De “gewone” termijn van 3 jaar wordt gehandhaafd, maar er zijn nieuwe termijnen toegevoegd:

  • Een nieuwe periode van 10 jaar voor fraude. De termijn is verlengd van 7 tot 10 jaar.

Deze nieuwe termijnen zullen de belastingautoriteiten dus meer tijd geven om onderzoeken in te stellen en belastingen te heffen. De Belgische regering lijkt ervan uit te gaan dat meer tijd leidt tot meer efficiëntie.

De regering lijkt echter te vergeten dat de essentiële functie van het recht sociale vrede is. De regering kan niet tolereren dat een situatie met rechtsgevolgen voor onbepaalde tijd open blijft en onderwerp is van eindeloze discussies of geschillen, op straffe van het in gevaar brengen van de rechtszekerheid. Zonder verjaringsregels zouden de rechten en verplichtingen van elke partij in onzekerheid verkeren. Bovendien leidt het verstrijken van de tijd tot verlies van bewijsmateriaal: het geheugen vervaagt, fotokopieën worden gewist, papier wordt vernietigd, enz.

De verlenging van de verjaringstermijnen is dus in strijd met het zekerheidsbeginsel. Langere termijnen voor onderzoek en fiscale administratie verlengen de situatie van onzekerheid voor de belastingplichtigen, een situatie die nog wordt verergerd door de grote achterstand bij de fiscale rechtbanken, inzonderheid in Brussel.

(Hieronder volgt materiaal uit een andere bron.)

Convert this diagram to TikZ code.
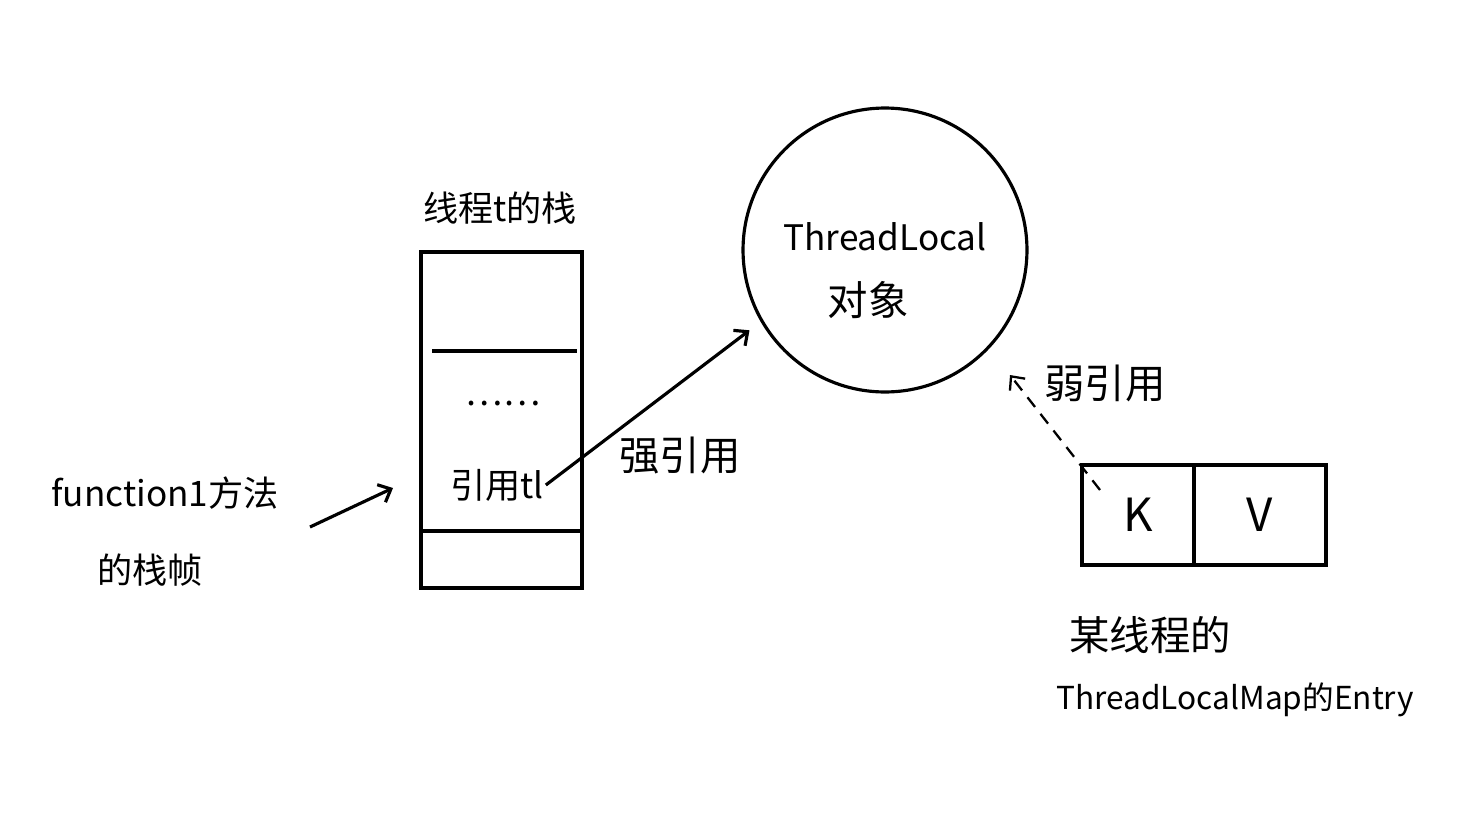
\documentclass[tikz,border=0pt]{standalone}
\usepackage{fontspec}
\setmainfont{Noto Sans CJK SC}
\usetikzlibrary{arrows.meta}

\tikzset{
  hand/.style={font=\fontsize{20}{25}\selectfont, inner sep=1pt},
  big/.style={font=\fontsize{23}{28}\selectfont, inner sep=1pt},
  cell/.style={draw, line width=1.8pt, inner sep=0pt, outer sep=0pt, minimum height=2cm},
  ref/.style={line width=1.8pt, -{Straight Barb[length=6pt,width=11pt]}}
}

\begin{document}
\begin{tikzpicture}[x=0.02cm, y=-0.02cm]
\useasboundingbox (0,0) rectangle (1484,825);

% stack of thread t
\node[cell, minimum width=3.22cm, minimum height=6.72cm] (stack) at (501.5,420) {};
\node[hand] (stacktitle) at (500,208) {线程t的栈};
\draw[line width=1.8pt] (432,351) -- (577,351);
\draw[line width=1.8pt] (stack.west |- 0,531) -- (stack.east |- 0,531);
\node[hand] (dots) at (503,404) {\ldots\ldots};
\node[hand] (tl) at (497,485) {引用tl};

% frame of function1
\node[hand] (fn) at (165,493) {function1方法};
\node[hand] (fnframe) at (150,570) {的栈帧};
\coordinate (fnfrom) at (310,527);
\coordinate (fnto) at (393,488);
\draw[ref] (fnfrom) -- (fnto);

% ThreadLocal object
\node[draw, circle, line width=1.8pt, minimum size=5.68cm] (tlobj) at (885,250) {};
\node[hand] (tlname) at (885,237) {ThreadLocal};
\node[big] (tlobjtext) at (868,300) {对象};

% strong reference
\draw[ref, shorten >=8pt] (tl.east) -- (tlobj.210);
\node[big] (strong) at (680,455) {强引用};

% entry of ThreadLocalMap
\node[cell, minimum width=2.24cm] (kcell) at (1138,515) {\fontsize{26}{30}\selectfont K};
\node[cell, minimum width=2.64cm, anchor=west] (vcell) at (kcell.east) {\fontsize{26}{30}\selectfont V};
\node[big] (entry1) at (1150,635) {某线程的};
\node[font=\fontsize{18}{22}\selectfont] (entry2) at (1235,700) {ThreadLocalMap的Entry};

% weak reference
\coordinate (weakfrom) at (1100,490);
\coordinate (weakto) at (1010,375);
\draw[ref, line width=1.3pt, dash pattern=on 7pt off 5pt] (weakfrom) -- (weakto);
\node[big] (weak) at (1105,383) {弱引用};
\end{tikzpicture}
\end{document}
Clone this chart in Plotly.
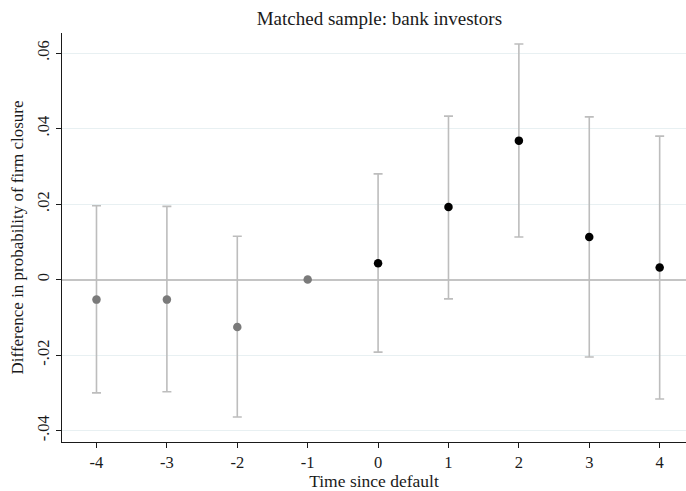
import plotly.graph_objects as go

# Event-study estimates relative to the default year (t = -1 is the omitted period)
periods = [-4, -3, -2, -1, 0, 1, 2, 3, 4]
coef = [-0.0053, -0.0053, -0.01255, 0.0, 0.00435, 0.0192, 0.0368, 0.0113, 0.0032]
ci_low = [-0.0300, -0.0297, -0.0364, None, -0.0192, -0.0051, 0.0113, -0.0205, -0.0316]
ci_high = [0.01955, 0.0194, 0.0115, None, 0.0280, 0.0433, 0.0624, 0.0431, 0.0380]

y_ticks = [-0.04, -0.02, 0, 0.02, 0.04, 0.06]
y_tick_text = ["-.04", "-.02", "0", ".02", ".04", ".06"]

FONT = "Liberation Serif, Times New Roman, serif"
PRE_COLOR = "#7a7a7a"
POST_COLOR = "#000000"
CI_COLOR = "#bdbdbd"

fig = go.Figure()

for pre in (True, False):
    idx = [i for i, p in enumerate(periods) if (p < 0) == pre]
    with_ci = [i for i in idx if ci_low[i] is not None]
    no_ci = [i for i in idx if ci_low[i] is None]
    color = PRE_COLOR if pre else POST_COLOR
    if with_ci:
        fig.add_trace(go.Scatter(
            x=[periods[i] for i in with_ci],
            y=[coef[i] for i in with_ci],
            mode="markers",
            marker=dict(color=color, size=8.5),
            error_y=dict(
                type="data", symmetric=False,
                array=[ci_high[i] - coef[i] for i in with_ci],
                arrayminus=[coef[i] - ci_low[i] for i in with_ci],
                color=CI_COLOR, thickness=1.6, width=4.5,
            ),
            showlegend=False, hoverinfo="x+y",
        ))
    if no_ci:
        fig.add_trace(go.Scatter(
            x=[periods[i] for i in no_ci],
            y=[coef[i] for i in no_ci],
            mode="markers",
            marker=dict(color=color, size=8.5),
            showlegend=False, hoverinfo="x+y",
        ))

fig.update_layout(
    width=686, height=491,
    margin=dict(l=62, r=0, t=33, b=49),
    paper_bgcolor="white", plot_bgcolor="white",
    font=dict(family=FONT, size=16, color="#1a1a1a"),
    title=dict(text="Matched sample: bank investors", x=0.553, xanchor="center",
               y=0.962, yanchor="middle", font=dict(family=FONT, size=19, color="#1a1a1a")),
)

fig.update_xaxes(
    range=[-4.49, 4.374], tickmode="array", tickvals=periods,
    ticktext=[str(p) for p in periods],
    ticks="outside", ticklen=5, tickcolor="#1a1a1a", tickwidth=1.2,
    showline=True, linecolor="#1a1a1a", linewidth=1.3,
    showgrid=False, zeroline=False,
    tickfont=dict(family=FONT, size=16.5),
    title=dict(text="Time since default", standoff=3, font=dict(family=FONT, size=17.5)),
)
fig.update_yaxes(
    range=[-0.043, 0.0653], tickmode="array", tickvals=y_ticks, ticktext=y_tick_text,
    tickangle=-90,
    ticks="outside", ticklen=5, tickcolor="#1a1a1a", tickwidth=1.2,
    showline=True, linecolor="#1a1a1a", linewidth=1.3,
    showgrid=True, gridcolor="#e8f0f2", gridwidth=1.2,
    zeroline=True, zerolinecolor="#c4c4c4", zerolinewidth=1.8,
    tickfont=dict(family=FONT, size=16.5),
    title=dict(text="Difference in probability of firm closure", standoff=6,
               font=dict(family=FONT, size=17)),
)

fig.write_html("out.html")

Het is dus niet zeker of de door de regering nagestreefde efficiëntiedoelstellingen zullen worden bereikt door de verlenging van de onderzoeks- en aanslagtermijnen.

2. Sancties

Wanneer een belastingplichtige weigert mee te werken aan een administratief onderzoek, kan de fiscale administratie een boete opleggen, maar hem niet dwingen aan een verplichting tot medewerking te voldoen.

De nieuwe bepaling voorziet in de mogelijkheid voor de fiscale administratie om de rechter te verzoeken de belastingplichtige tot betaling van een dwangsom te veroordelen wanneer de belastingplichtige de uitoefening van de onderzoeksbevoegdheden belemmert.

In dat geval zal de administratie het bewijs moeten leveren van een weigering om mee te werken.

De voorwaarden van de dwangsommen worden vastgesteld overeenkomstig de regels van het Gerechtelijk Wetboek.

Het geding zal worden ingesteld bij de fiscale rechter, die uitspraak zal doen zoals in een kortgeding.

3. Toegang van de fiscale administratie tot informatie die aan buitenlandse overheidsdiensten is verstrekt

In het kader van de Common Reporting Standard is de Belgische fiscale administratie gemachtigd door banken verstrekte gegevens door te geven aan partnerlanden. Er was echter niet voorzien dat de Belgische fiscale administratie de aldus verkregen informatie zou kunnen gebruiken in het kader van een fiscale controle of belastinginning. Met de aanneming van de wet van 20 november 2022 is dat nu gebeurd en zal de Belgische belastingdienst deze informatie kunnen gebruiken bij de uitoefening van haar taken.